- [Problem details]
Write the lines out again, from the top of the material to the line containing "import plotly.graph_objects as go", pictures excluded.

Extracted records:
====

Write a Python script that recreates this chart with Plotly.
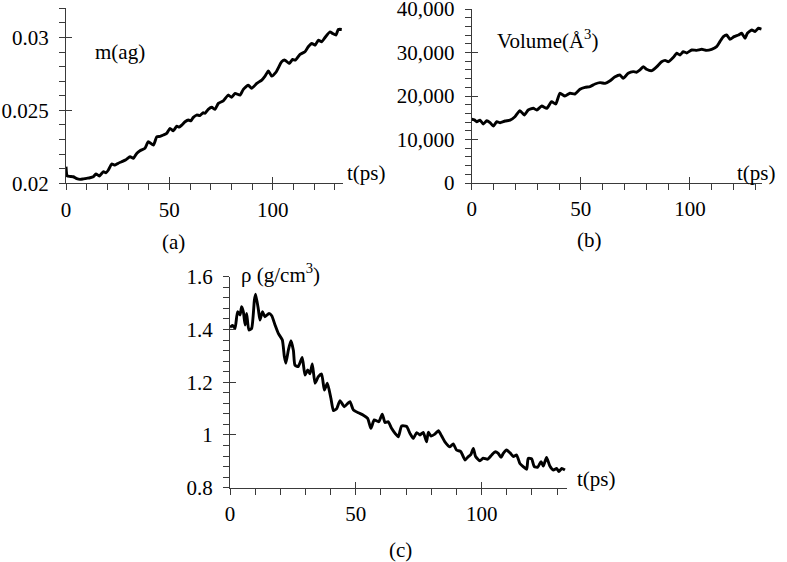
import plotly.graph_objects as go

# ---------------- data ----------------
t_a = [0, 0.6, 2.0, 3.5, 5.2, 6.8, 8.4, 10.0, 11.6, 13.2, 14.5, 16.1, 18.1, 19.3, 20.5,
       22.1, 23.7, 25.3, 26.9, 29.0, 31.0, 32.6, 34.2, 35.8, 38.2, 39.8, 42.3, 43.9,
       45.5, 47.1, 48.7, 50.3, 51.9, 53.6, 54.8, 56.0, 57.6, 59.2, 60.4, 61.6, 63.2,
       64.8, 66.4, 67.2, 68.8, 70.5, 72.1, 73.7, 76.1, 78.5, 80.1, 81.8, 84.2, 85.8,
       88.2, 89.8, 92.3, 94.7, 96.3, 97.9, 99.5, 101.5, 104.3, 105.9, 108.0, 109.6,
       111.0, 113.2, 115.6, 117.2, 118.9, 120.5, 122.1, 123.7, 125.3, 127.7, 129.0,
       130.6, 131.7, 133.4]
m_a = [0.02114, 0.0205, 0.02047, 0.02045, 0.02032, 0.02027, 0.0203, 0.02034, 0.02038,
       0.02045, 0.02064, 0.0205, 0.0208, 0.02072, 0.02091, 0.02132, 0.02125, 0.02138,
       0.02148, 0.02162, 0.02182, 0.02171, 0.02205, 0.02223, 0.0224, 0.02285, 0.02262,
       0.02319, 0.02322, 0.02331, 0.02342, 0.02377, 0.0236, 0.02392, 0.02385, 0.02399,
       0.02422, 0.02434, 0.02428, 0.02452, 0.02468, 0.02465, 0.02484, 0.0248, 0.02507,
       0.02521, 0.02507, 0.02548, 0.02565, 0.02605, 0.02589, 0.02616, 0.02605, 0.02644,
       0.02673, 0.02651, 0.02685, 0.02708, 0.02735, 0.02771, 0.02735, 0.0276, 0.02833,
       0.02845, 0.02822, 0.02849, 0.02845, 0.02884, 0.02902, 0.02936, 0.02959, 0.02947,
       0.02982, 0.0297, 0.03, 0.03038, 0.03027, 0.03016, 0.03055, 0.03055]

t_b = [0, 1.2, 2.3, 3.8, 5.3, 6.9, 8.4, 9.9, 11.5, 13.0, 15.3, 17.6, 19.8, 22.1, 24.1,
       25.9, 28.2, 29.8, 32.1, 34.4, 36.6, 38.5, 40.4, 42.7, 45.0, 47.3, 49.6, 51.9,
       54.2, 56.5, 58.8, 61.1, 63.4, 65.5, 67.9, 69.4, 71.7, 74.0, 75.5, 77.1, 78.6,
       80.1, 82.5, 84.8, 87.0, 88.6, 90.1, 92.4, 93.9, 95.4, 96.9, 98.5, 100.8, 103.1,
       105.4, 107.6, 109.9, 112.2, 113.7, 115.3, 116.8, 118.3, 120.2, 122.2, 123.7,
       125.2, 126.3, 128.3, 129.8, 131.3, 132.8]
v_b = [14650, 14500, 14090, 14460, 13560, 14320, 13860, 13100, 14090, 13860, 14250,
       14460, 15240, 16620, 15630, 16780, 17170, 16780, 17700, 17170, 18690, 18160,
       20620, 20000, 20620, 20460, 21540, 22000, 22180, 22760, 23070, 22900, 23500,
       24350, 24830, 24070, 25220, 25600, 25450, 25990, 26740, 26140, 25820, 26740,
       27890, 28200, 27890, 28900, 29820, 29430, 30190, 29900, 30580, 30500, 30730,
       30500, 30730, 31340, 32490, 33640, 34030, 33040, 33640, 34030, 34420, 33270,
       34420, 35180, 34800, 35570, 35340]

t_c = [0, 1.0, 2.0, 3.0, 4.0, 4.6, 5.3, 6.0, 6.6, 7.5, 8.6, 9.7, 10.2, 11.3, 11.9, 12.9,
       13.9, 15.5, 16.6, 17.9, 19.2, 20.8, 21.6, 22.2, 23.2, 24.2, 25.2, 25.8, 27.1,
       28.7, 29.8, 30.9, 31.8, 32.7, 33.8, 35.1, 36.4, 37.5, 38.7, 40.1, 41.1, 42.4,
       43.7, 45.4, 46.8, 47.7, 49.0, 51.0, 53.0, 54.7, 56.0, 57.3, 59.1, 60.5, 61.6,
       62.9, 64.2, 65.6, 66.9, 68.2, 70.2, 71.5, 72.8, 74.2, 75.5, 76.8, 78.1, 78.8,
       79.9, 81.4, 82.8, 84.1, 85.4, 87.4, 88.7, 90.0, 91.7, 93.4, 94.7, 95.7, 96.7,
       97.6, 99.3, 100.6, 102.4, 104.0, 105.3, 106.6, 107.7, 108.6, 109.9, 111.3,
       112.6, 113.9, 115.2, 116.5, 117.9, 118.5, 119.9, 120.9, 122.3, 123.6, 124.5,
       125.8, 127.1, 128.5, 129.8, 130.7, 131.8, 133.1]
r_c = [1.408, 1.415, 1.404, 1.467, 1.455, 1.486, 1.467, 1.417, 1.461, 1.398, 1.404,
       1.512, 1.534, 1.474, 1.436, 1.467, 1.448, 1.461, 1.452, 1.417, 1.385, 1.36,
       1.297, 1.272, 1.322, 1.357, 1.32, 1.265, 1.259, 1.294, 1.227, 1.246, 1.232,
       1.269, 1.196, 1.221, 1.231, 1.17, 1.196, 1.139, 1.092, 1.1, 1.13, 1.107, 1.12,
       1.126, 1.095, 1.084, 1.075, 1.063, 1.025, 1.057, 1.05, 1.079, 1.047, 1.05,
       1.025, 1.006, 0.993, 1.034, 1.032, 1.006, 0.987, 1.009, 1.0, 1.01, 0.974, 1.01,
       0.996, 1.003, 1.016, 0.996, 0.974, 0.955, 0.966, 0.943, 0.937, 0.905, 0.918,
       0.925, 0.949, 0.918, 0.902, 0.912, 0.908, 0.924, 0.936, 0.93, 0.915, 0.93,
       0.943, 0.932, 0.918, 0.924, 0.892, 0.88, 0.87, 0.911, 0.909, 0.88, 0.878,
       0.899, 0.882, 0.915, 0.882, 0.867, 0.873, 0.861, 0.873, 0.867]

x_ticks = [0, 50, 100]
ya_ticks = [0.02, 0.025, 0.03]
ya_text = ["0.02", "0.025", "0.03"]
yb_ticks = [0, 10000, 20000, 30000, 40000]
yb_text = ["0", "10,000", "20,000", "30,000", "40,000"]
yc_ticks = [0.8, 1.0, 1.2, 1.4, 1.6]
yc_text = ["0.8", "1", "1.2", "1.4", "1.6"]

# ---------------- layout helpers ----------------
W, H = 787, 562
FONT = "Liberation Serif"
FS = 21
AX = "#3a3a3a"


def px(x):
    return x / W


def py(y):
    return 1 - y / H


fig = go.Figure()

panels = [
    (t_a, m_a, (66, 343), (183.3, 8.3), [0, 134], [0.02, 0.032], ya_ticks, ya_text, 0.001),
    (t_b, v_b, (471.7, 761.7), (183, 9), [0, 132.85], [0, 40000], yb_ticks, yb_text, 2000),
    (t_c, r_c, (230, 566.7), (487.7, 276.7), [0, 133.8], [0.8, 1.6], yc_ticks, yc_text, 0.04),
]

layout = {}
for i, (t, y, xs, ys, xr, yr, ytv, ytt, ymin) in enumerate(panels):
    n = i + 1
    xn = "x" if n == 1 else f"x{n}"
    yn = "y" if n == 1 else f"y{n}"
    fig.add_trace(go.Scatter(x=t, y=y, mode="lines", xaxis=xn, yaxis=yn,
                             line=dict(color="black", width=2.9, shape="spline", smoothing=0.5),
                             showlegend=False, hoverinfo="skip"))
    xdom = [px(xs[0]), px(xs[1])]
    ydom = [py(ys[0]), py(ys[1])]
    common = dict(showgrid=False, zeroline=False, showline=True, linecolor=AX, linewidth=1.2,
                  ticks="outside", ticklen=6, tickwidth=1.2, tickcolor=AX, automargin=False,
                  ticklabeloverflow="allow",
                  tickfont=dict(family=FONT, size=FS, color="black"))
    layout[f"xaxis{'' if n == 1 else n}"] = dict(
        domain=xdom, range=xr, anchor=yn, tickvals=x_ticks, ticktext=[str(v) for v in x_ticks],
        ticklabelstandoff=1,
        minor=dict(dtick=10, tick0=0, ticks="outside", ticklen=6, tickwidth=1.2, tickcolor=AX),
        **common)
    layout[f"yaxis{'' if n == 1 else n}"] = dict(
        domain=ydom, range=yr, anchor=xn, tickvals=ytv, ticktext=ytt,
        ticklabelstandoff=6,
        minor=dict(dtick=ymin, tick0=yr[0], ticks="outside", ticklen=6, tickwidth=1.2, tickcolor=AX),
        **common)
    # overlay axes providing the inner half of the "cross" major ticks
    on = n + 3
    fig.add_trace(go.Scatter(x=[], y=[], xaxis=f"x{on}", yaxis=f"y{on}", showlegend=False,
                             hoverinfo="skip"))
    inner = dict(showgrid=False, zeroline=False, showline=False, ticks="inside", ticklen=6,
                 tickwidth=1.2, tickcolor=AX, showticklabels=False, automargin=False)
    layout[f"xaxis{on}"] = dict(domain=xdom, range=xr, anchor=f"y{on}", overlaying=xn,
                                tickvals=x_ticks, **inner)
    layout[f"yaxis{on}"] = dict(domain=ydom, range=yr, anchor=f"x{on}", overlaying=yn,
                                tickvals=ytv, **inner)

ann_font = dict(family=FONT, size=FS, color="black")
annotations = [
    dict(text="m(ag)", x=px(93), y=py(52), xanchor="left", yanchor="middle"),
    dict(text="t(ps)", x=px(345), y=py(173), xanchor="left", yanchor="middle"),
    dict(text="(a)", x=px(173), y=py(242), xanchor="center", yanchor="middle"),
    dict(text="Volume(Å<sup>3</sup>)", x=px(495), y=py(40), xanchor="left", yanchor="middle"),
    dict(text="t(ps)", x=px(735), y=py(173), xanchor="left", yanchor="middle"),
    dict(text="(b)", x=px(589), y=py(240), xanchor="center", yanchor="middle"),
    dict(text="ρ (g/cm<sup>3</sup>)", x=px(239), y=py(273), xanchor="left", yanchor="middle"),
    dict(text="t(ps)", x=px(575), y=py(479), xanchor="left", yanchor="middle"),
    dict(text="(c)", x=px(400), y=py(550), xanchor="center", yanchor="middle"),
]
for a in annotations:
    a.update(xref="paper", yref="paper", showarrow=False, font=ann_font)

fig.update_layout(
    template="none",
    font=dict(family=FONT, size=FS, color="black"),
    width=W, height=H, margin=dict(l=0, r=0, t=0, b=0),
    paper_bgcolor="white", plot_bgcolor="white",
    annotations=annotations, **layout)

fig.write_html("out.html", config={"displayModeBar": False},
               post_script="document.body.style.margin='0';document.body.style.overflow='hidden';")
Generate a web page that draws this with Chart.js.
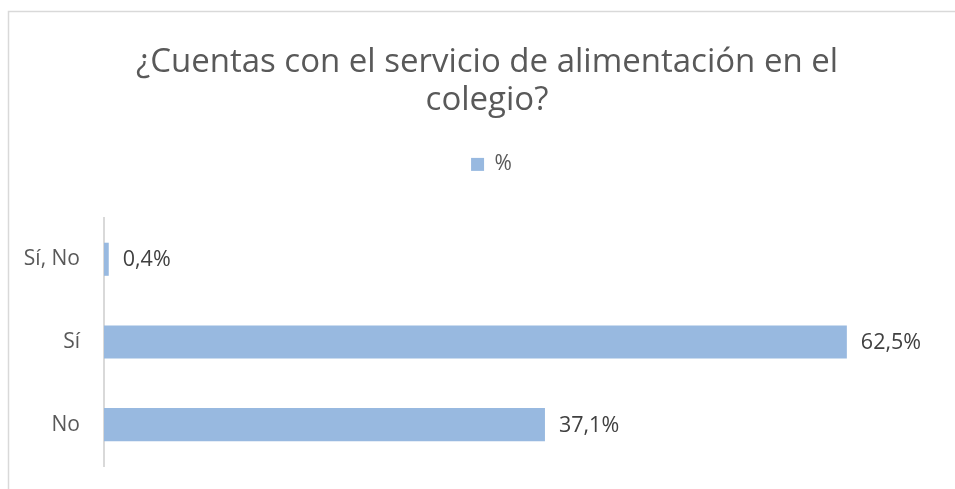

====

- [The solution]
Write a Python script that recreates this chart with Plotly.
import plotly.graph_objects as go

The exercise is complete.